Conservatives will repeal the anti-energy law, Bill C-69, so that we can build Canadian pipelines with Canadian steel to take Canadian energy to Canadian marketplaces and around the world. We are going to eliminate the anti-investment taxes that pile on the backs of our entrepreneurs so that it is actually rewarding to build things in this country. We are going to axe the carbon tax so that it is possible for our industries to compete and for our people to afford energy in this country.

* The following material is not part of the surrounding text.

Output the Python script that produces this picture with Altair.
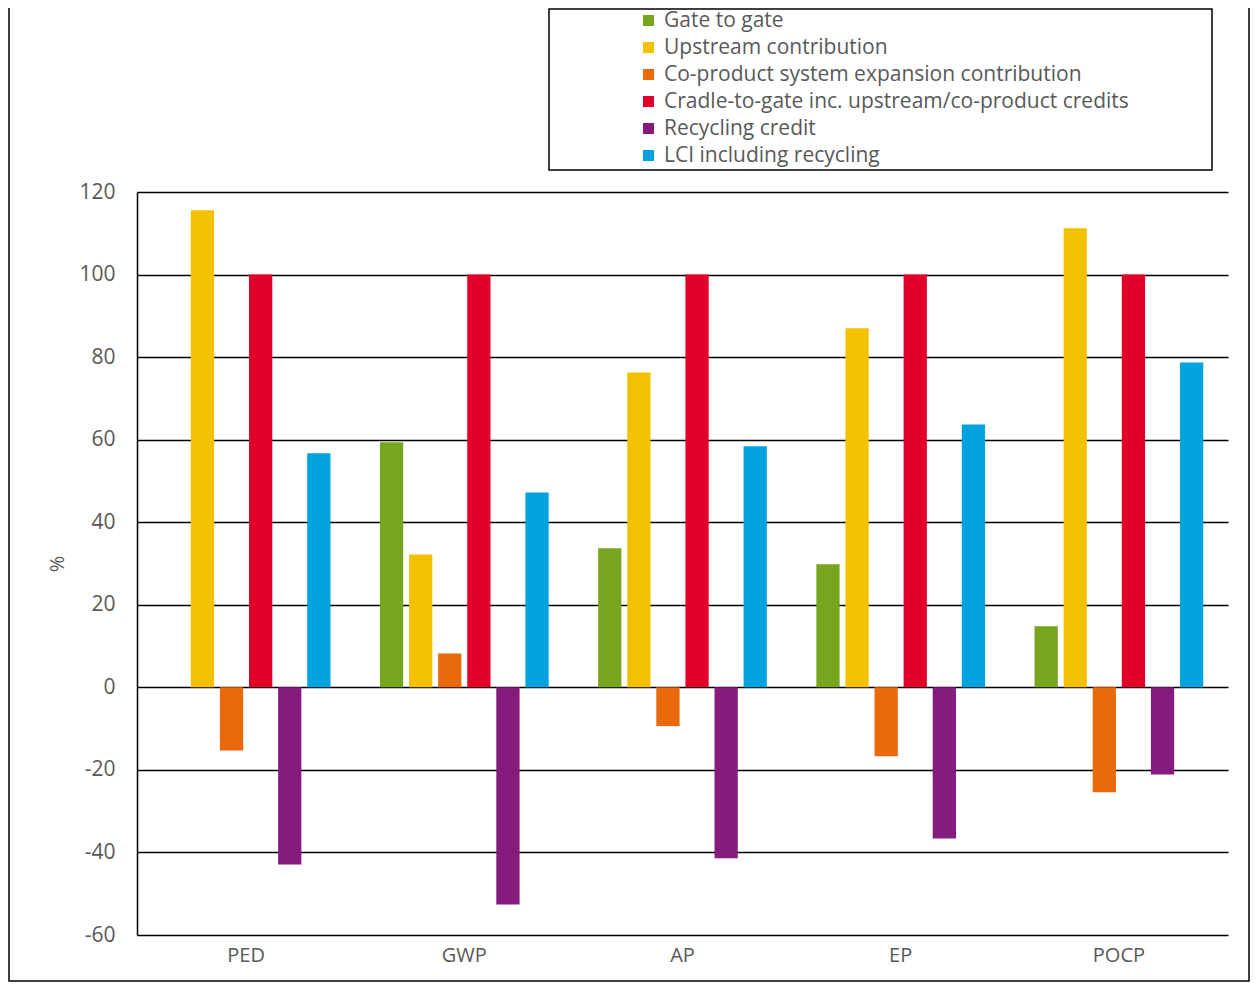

As for energy, there are two very different approaches. Across the aisle, they believe that we should tackle climate change by making traditional energy that Canadians rely on more expensive. Conservatives believe in tackling climate change by making new alternatives more affordable. We will do that by incentivizing and speeding up permits to mine lithium, copper, cobalt, graphite and other necessary minerals that will eventually go into Canadian-made electric cars and other forms of renewable energy. We will incentivize the production of these energies here in Canada. We will incentivize nuclear energy here on Canadian soil so that we can power our economy emissions-free.
We will also get rid of the red tape to get dams built in Quebec. We know that in Quebec, there will not be enough electricity in the future to charge electric cars and to meet all the needs of a green future.

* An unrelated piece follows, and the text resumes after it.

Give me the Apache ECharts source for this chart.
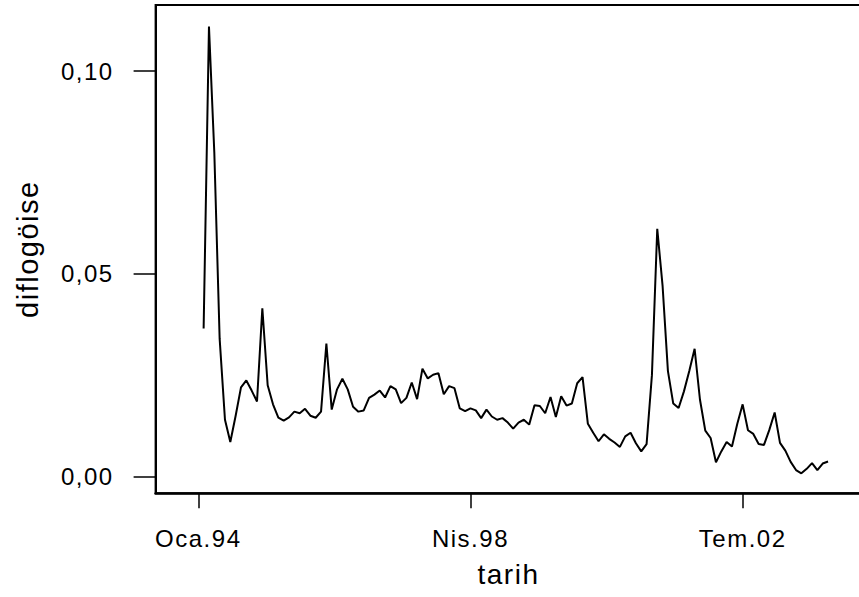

Their solution is to build dams. However, the Prime Minister wants to prevent or delay the construction of those dams with duplicate processes.
We agree with the Government of Quebec. It is not necessary to add three or four years to the time frame for these projects since the Government of Quebec already has processes in place to protect the environment. Quebeckers are capable of protecting the environment, and we are going to help them by approving the construction of hydroelectric dams.
Finally, we will make this a country where work pays again. It does not pay to work for a lot of people. Let us look at someone on disability who recovers to a point or arrives at a point in their life where they realize they can work 10 or 15 hours and they want to get out into the world and contribute. The clawbacks right now mean many people on disability lose more than a dollar for every extra dollar they earn.
The government published a report showing that if a single mother with three kids who earns $55,000 a year earns another dollar, she loses 80¢ of that dollar. She earns about $25 an hour. She loses in clawbacks of her benefits and taxes on her income 20 of those dollars, so her real wage on that extra hour of work is five dollars an hour. Nobody in Canada should be expected to work for five dollars an hour. That is an outrage. That is why my government will reform the tax and benefit system to ensure that whenever somebody works an extra hour, takes an extra shift, or earns an extra bonus, they are always better off and they always keep more of that dollar.
We will do this to restore the Canadian promise. I look around this chamber and I see many inspiring stories, like my finance critic, who rose today to ask the first question. He is the son of immigrants. He grew up in a tough neighbourhood and had a difficult childhood, but he was able to get a diploma in accounting, which he is putting to very good use in this House. He started a business, built homes and was elected to serve in a G7 Parliament.
I, myself, am the son of a 16-year-old unwed mother who had to put me up for adoption to two school teachers. They always taught me it did not matter where I came from, that it mattered where I was going, and it did not matter who I knew, that it mattered what I could do. That is the country I want my children to inherit, and that is the country we will fight for every single day in this House.